WATER JUGS AND STANDS. Throughout the Egyptian countryside one often sees water jugs in front of houses, supported either by stands of solid stonework or by wooden tripods. These jugs are filled with water, then carefully plugged so that the contents are protected from insects and dust. The water, which seeps through the porous bottom of the vase, runs into a small receptacle placed on the ground below. This simple and ingenious system serves to assure a supply of fresh water throughout the day. Frequently there is a ladle or a tin mug attached to the edge of the jug for dipping up the water directly. In Arabic this combination of water jug and stand is called zir, a term that originally designated a large pitcher with or without two handles, and that was very narrow at the top.
The zir represents a very ancient tradition dating from pharaonic times, when each house had a space especially constructed for it.
During the Coptic era, it became the custom to erect stands in stone, which were supported by quadrangular legs, for removable jugs.
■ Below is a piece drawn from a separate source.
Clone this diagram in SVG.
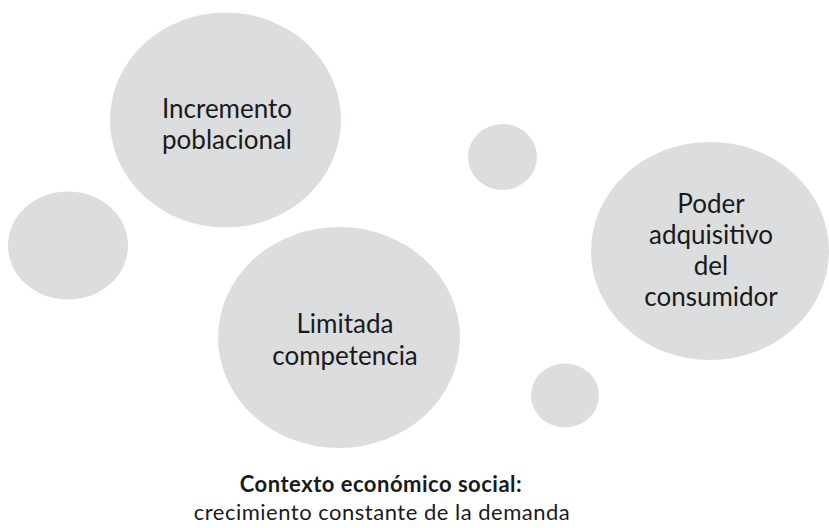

There were also some examples in terra-cotta. The top of the stand was hollowed out with circular cavities arranged so as to hold the
vases. These were connected by perforations through which the water ran into a human mask or lion's head sculpted upon the anterior side and serving as an outlet for it. The libation tables from the Greek and Roman eras, themselves derived from the ancient pharaonic sacrificial tables, no doubt foreshadowed the form of the Coptic stands. Like their prototypes, the latter were often decorated by bas-relief sculptures of animals, curling vines, interlacing ribbons, crosses, or inscriptions. The sculpted lion heads, no matter how stylized, trace their origins to the gargoyles of the temples from the late dynastic period. As a symbol of both fertility and resurrection, the lion was related to the Nile flood; as protector of the gods, the lion, in the form of rainstorms and tempests, could destroy the enemy.